Scientists hard pressed to find a way to switch off forces that keep molecules stuck to 2D materials at the nanoscale say they have understood how it is possible, paving the way for the development of better filters that could be used to remove toxins from the air or store hydrogen and greenhouse gases.

The research published in Proceedings of the National Academy of Sciences points to a reassessment of how van der Waals forces function, with potentially significant implications for nanotechnology and nanomedicine.

The collaboration between Griffith University, Shanghai University and the University of Technology Sydney (UTS) used the concept of a Faraday Cage to theoretically model switching off the van der Waals forces that exist between molecules that, although considered weak, act as a “glue” keeping things stuck to them.

However, functionality is limited. So things stick, but stay stuck. What is needed is a way to release them on demand.

Co-author Emeritus Professor John Dobson from Griffith University says van der Waals force is usually thought of as being cumulative like gravity, “the more mass that comes together, the greater the force”.

“The insights revealed here have come following 20 years of research into the van der Waals force, showing that it is not always cumulative, unlike gravity. It is possible to switch it on and off and to amplify it, one just needs the right nanostructures,” he said.

PhD student Musen Li from Shanghai University, who conducted the research, took two silica bilayers, mimicking 2D materials of possible use in filters and other devices, and inserted in between them a sheet of graphene.

“First-principles quantum mechanical calculations using Dr Tim Gould’s code then showed how the quantum van der Waals force could be switched off by the graphene acting as a classical Faraday Cage,” he said.

“To make this work in practice now presents an engineering challenge. We need a way of inserting graphene between one 2D material to which the desired molecules have stuck, and a backing large material that provide the van der Waals force for the sticking.”

Lead researcher Dr Tim Gould, from Griffith University’s Queensland Micro- and Nanotechnology Centre, developed the methods used to model switching-off the van der Waals forces, bridging Professor Dobson’s higher theory with practical calculations.

“The fact that we know you can model it means that the engineers will someday find a way of doing it,” he said. “In particular, if you could switch this effect on and off you would have a way of storing stuff on a surface then releasing it in a controllable way.

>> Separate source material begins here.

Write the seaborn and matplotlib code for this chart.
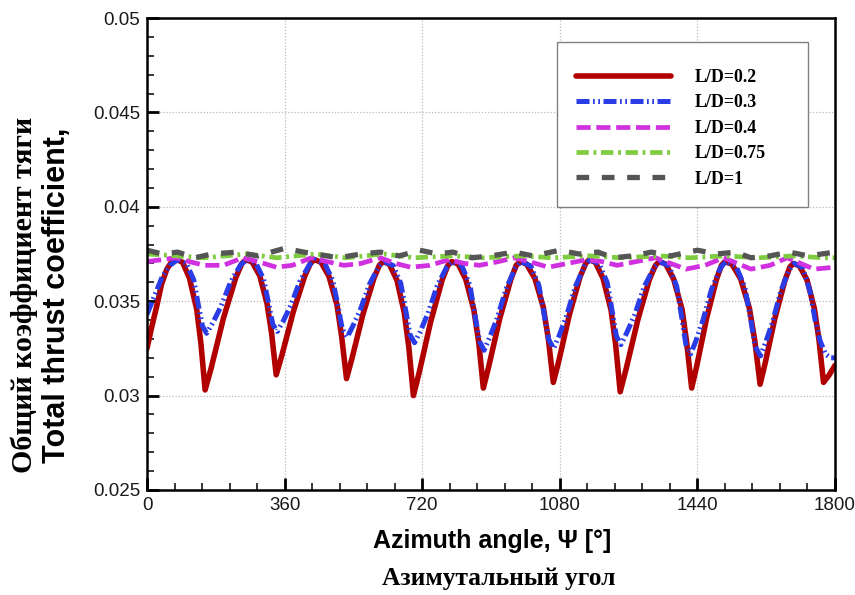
import numpy as np
import pandas as pd
import matplotlib
matplotlib.use("Agg")
import matplotlib.pyplot as plt
from matplotlib.patches import Rectangle
import seaborn as sns

x_02 = [0, 12, 25, 38, 52, 65, 78, 93, 111, 130, 141, 152, 168, 200, 232, 248,
        259, 275, 295, 314, 326, 338, 353, 383, 413, 428,
        438, 455, 476, 497, 509, 522, 536, 565, 594, 608,
        618, 634, 654, 673, 685, 697, 712, 742, 772, 787,
        797, 814, 834, 855, 868, 880, 894, 923, 952, 966,
        976, 993, 1015, 1037, 1050, 1063, 1077, 1105, 1133, 1148,
        1157, 1173, 1193, 1214, 1226, 1238, 1253, 1284, 1314, 1330,
        1340, 1357, 1378, 1400, 1412, 1425, 1438, 1464, 1490, 1503,
        1512, 1530, 1553, 1576, 1590, 1604, 1617, 1643, 1669, 1682,
        1691, 1707, 1727, 1746, 1758, 1770, 1785, 1800]
y_02 = [0.0325, 0.0336, 0.0347, 0.0359, 0.0367, 0.0371, 0.0372, 0.03706, 0.03623, 0.03458, 0.03278, 0.0303, 0.03147, 0.0341, 0.03623, 0.03699,
        0.0372, 0.03708, 0.03635, 0.03488, 0.0333, 0.0311, 0.03214, 0.03446, 0.03635, 0.03702,
        0.0372, 0.03707, 0.03632, 0.03481, 0.03317, 0.0309, 0.03195, 0.03431, 0.03623, 0.03691,
        0.0371, 0.03696, 0.03611, 0.0344, 0.03256, 0.0300, 0.03121, 0.0339, 0.03611, 0.03689,
        0.0371, 0.03697, 0.03616, 0.03455, 0.03281, 0.0304, 0.03154, 0.03409, 0.03616, 0.0369,
        0.0371, 0.03697, 0.0362, 0.03467, 0.0330, 0.0307, 0.0318, 0.03428, 0.03629, 0.03701,
        0.0372, 0.03706, 0.03622, 0.03454, 0.03272, 0.0302, 0.03137, 0.0340, 0.03613, 0.03689,
        0.0371, 0.03697, 0.03616, 0.03455, 0.03281, 0.0304, 0.03154, 0.03409, 0.03616, 0.0369,
        0.0371, 0.03697, 0.03619, 0.03463, 0.03294, 0.0306, 0.03169, 0.03412, 0.0361, 0.03681,
        0.0370, 0.03687, 0.03612, 0.03461, 0.03297, 0.0307, 0.0311, 0.0316]

x_03 = [0, 20, 40, 60, 80, 103, 122, 133, 145, 156, 172, 193, 219, 245,
        261, 285, 305, 317, 329, 341, 356, 376, 400, 425,
        440, 465, 486, 499, 511, 524, 538, 558, 582, 606,
        620, 644, 664, 676, 688, 700, 715, 735, 759, 784,
        799, 824, 845, 857, 870, 882, 896, 916, 940, 964,
        978, 1004, 1025, 1038, 1051, 1064, 1078, 1097, 1121, 1145,
        1159, 1183, 1204, 1216, 1228, 1240, 1255, 1276, 1301, 1327,
        1342, 1366, 1386, 1398, 1410, 1422, 1436, 1454, 1477, 1500,
        1514, 1541, 1564, 1578, 1591, 1605, 1618, 1636, 1658, 1680,
        1693, 1715, 1735, 1748, 1761, 1775, 1788, 1800]
y_03 = [0.0343, 0.0353, 0.0363, 0.0369, 0.0372, 0.0370, 0.03615, 0.03494, 0.03369, 0.0333, 0.03385, 0.0347, 0.03603, 0.03693,
        0.0372, 0.03701, 0.03617, 0.0350, 0.03378, 0.0334, 0.03393, 0.03477, 0.03606, 0.03693,
        0.0372, 0.0370, 0.03609, 0.03482, 0.03351, 0.0331, 0.03366, 0.03454, 0.0359, 0.03682,
        0.0371, 0.03689, 0.03594, 0.03461, 0.03323, 0.0328, 0.0334, 0.03435, 0.03581, 0.0368,
        0.0371, 0.03687, 0.03583, 0.03437, 0.03287, 0.0324, 0.03306, 0.03409, 0.03569, 0.03677,
        0.0371, 0.03687, 0.03586, 0.03443, 0.03296, 0.0325, 0.03316, 0.03419, 0.03579, 0.03687,
        0.0372, 0.03698, 0.03599, 0.03459, 0.03315, 0.0327, 0.03332, 0.03428, 0.03578, 0.03679,
        0.0371, 0.03686, 0.03578, 0.03426, 0.03269, 0.0322, 0.03289, 0.03396, 0.03563, 0.03676,
        0.0371, 0.03685, 0.03575, 0.0342, 0.0326, 0.0321, 0.03279, 0.03386, 0.03553, 0.03666,
        0.0370, 0.0368, 0.0355, 0.0340, 0.0329, 0.0322, 0.0320, 0.0320]

x_04 = [0, 40, 75, 110, 150, 200, 250, 290, 338, 380, 430, 470, 515, 560,
        610, 650, 690, 740, 790, 830, 870, 920, 960, 1000, 1050, 1100,
        1150, 1190, 1230, 1280, 1330, 1370, 1410, 1460, 1508, 1545,
        1580, 1630, 1675, 1710, 1745, 1800]
y_04 = [0.0371, 0.0372, 0.0373, 0.0371, 0.0369, 0.0369, 0.0373, 0.0371, 0.0368, 0.0369, 0.0373, 0.0371, 0.0369, 0.0370,
        0.0373, 0.0370, 0.0368, 0.0369, 0.0372, 0.0370, 0.0369, 0.0371, 0.0373, 0.0371, 0.0368, 0.0370,
        0.0372, 0.0371, 0.0369, 0.0371, 0.0373, 0.0370, 0.0367, 0.0369, 0.0373, 0.0370,
        0.0367, 0.0369, 0.0373, 0.0370, 0.0367, 0.0368]

x_075 = [0, 80, 150, 260, 340, 440, 520, 620, 700, 800, 880, 980, 1060,
         1160, 1240, 1340, 1420, 1510, 1600, 1690, 1770, 1800]
y_075 = [0.0375, 0.0374, 0.0373, 0.0375, 0.0373, 0.0375, 0.0373, 0.0375, 0.0373, 0.0374, 0.0373, 0.0374, 0.0373,
         0.0374, 0.0373, 0.0374, 0.0373, 0.0374, 0.0373, 0.0374, 0.0373, 0.0373]

x_1 = [0, 40, 80, 125, 170, 235, 290, 360, 410, 470, 500, 560, 610, 660, 714,
       760, 800, 850, 900, 960, 1010, 1080, 1130, 1180, 1220, 1270, 1320, 1370,
       1440, 1490, 1540, 1580, 1630, 1680, 1730, 1800]
y_1 = [0.0377, 0.0375, 0.0376, 0.0373, 0.0375, 0.0376, 0.0374, 0.0378, 0.0376, 0.0374, 0.0373, 0.0375, 0.0376, 0.0374, 0.0377,
       0.0375, 0.0376, 0.0373, 0.0374, 0.0376, 0.0374, 0.0377, 0.0375, 0.0376, 0.0373, 0.0374, 0.0376, 0.0374,
       0.0377, 0.0375, 0.0376, 0.0373, 0.0374, 0.0376, 0.0374, 0.0376]

labels = ["L/D=0.2", "L/D=0.3", "L/D=0.4", "L/D=0.75", "L/D=1"]
x_ticks = [0, 360, 720, 1080, 1440, 1800]
y_ticks = [0.025, 0.03, 0.035, 0.04, 0.045, 0.05]
y_tick_labels = ["0.025", "0.03", "0.035", "0.04", "0.045", "0.05"]

# ---------------- figure ----------------
sns.set_style("white")
plt.rcParams["font.family"] = ["Liberation Sans", "DejaVu Sans"]
plt.rcParams["text.color"] = "black"

fig = plt.figure(figsize=(8.55, 5.95), dpi=100)
ax = fig.add_axes([147/855, 1-490/595, 688/855, 472/595])

series = [
    (x_02, y_02, labels[0], "#B00000", 4.0, "-"),
    (x_03, y_03, labels[1], "#2A3CE6", 3.6, (0, (2.6, 0.7, 0.35, 0.7, 0.35, 0.7))),
    (x_04, y_04, labels[2], "#D030E0", 3.4, (0, (3.0, 1.2))),
    (x_075, y_075, labels[3], "#80CC40", 3.4, (0, (2.6, 1.0, 0.6, 1.0))),
    (x_1, y_1, labels[4], "#555555", 3.8, (0, (2.4, 2.4))),
]
for xs, ys, lab, col, lw, ls in series:
    df = pd.DataFrame({"x": xs, "y": ys})
    sns.lineplot(data=df, x="x", y="y", ax=ax, color=col, linewidth=lw,
                 linestyle=ls, label=lab, errorbar=None, sort=False)

ax.set_xlim(0, 1800)
ax.set_ylim(0.025, 0.05)
ax.set_xticks(x_ticks)
ax.set_xticklabels([str(t) for t in x_ticks])
ax.set_yticks(y_ticks)
ax.set_yticklabels(y_tick_labels)
ax.set_xticks(np.arange(0, 1801, 72), minor=True)
ax.set_yticks(np.arange(0.025, 0.0501, 0.001), minor=True)
ax.tick_params(axis="both", which="major", direction="in", length=8.5, width=2,
               labelsize=13.5, colors="black", bottom=True, left=True)
ax.tick_params(axis="both", which="minor", direction="in", length=5, width=1.3,
               bottom=True, left=True)
ax.tick_params(axis="y", which="major", pad=5)
ax.tick_params(axis="x", which="major", pad=5)
for lab in ax.get_xticklabels() + ax.get_yticklabels():
    lab.set_color("#1a1a1a")

ax.grid(True, which="major", color="#BBBBBB", linestyle=(0, (1, 1.5)), linewidth=0.9)
for s in ax.spines.values():
    s.set_visible(True)
    s.set_color("black")
    s.set_linewidth(1.8)
ax.set_xlabel("")
ax.set_ylabel("")

# legend box
ax.add_patch(Rectangle((0.5959, 0.5996), 0.9608-0.5959, 0.9492-0.5996,
                       transform=ax.transAxes, facecolor="white",
                       edgecolor="#808080", linewidth=1.0, zorder=4))
leg = ax.legend(loc="upper left", bbox_to_anchor=(0.6239, 0.892), borderaxespad=0,
                frameon=False,
                prop={"family": ["Liberation Serif", "DejaVu Serif"], "weight": "bold", "size": 12.9},
                handlelength=5.3, handletextpad=1.3, labelspacing=0.47, borderpad=0)
leg.set_zorder(5)

fig.text(492/855, 1-541/595, "Azimuth angle, \u03A8 [\u00B0]", ha="center", va="center",
         fontsize=18, fontweight="bold", family=["Liberation Sans", "DejaVu Sans"])
fig.text(499/855, 1-578/595, "Азимутальный угол", ha="center", va="center",
         fontsize=18.4, fontweight="bold", family=["Liberation Serif", "DejaVu Serif"])
fig.text(24/855, 1-295/595, "Общий коэффициент тяги", ha="center", va="center",
         rotation=90, fontsize=21.5, fontweight="bold", family=["Liberation Serif", "DejaVu Serif"])
fig.text(57/855, 1-295/595, "Total thrust coefficient,", ha="center", va="center",
         rotation=90, fontsize=22, fontweight="bold", family=["Liberation Sans", "DejaVu Sans"])

fig.savefig("out.png", dpi=100, facecolor="white")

“The next question is well what can we do with this. And the obvious one is we can control filtration — we can create systems where we can make things stick and then unstick, or we can make better glues, increase friction or reduce friction.

“There’s no evidence that you can switch off gravity, and previously people thought you couldn’t switch off van der Waals forces — we now have understood how you can. This opens up a wide range of new nanotechnologies that could exploit this effect. Rather than having to rely on mechanical release or by heating things up, processes that cost a lot of energy, you might be able to rely on the intrinsic properties of the materials you’ve got.”

Professor Jeffrey Reimers from Shanghai University and University of Technology Sydney, a co-lead on the study, first proposed the research during his national lecture tour, after receiving the Australian Academy of Science’s David Craig Medal for Chemical Research in 2016.

“The Faraday Cage Effect is well known. Examples of it include the blocking of radio signals by the Sydney Harbour Bridge, as well as the metal shielding that surrounds MRI machines in hospitals, used to reduce interference from microwave signals” he said.

“If we could replicate this at the nanoscale, using 2D materials such as graphene, then we could capture and ‘unstick’ molecules we want to remove on demand, making 2D filtering technologies feasible in principle.”

Professor Dobson said that, for more than a century, thinking about the van der Waals force as being cumulative, like gravity, has led to a great wealth of understanding concerning chemical, biochemical, and materials function.

“It is more subtle than that though, and we are just beginning to understand its potential as a control element in nanotechnology and nanomedicine,” he said.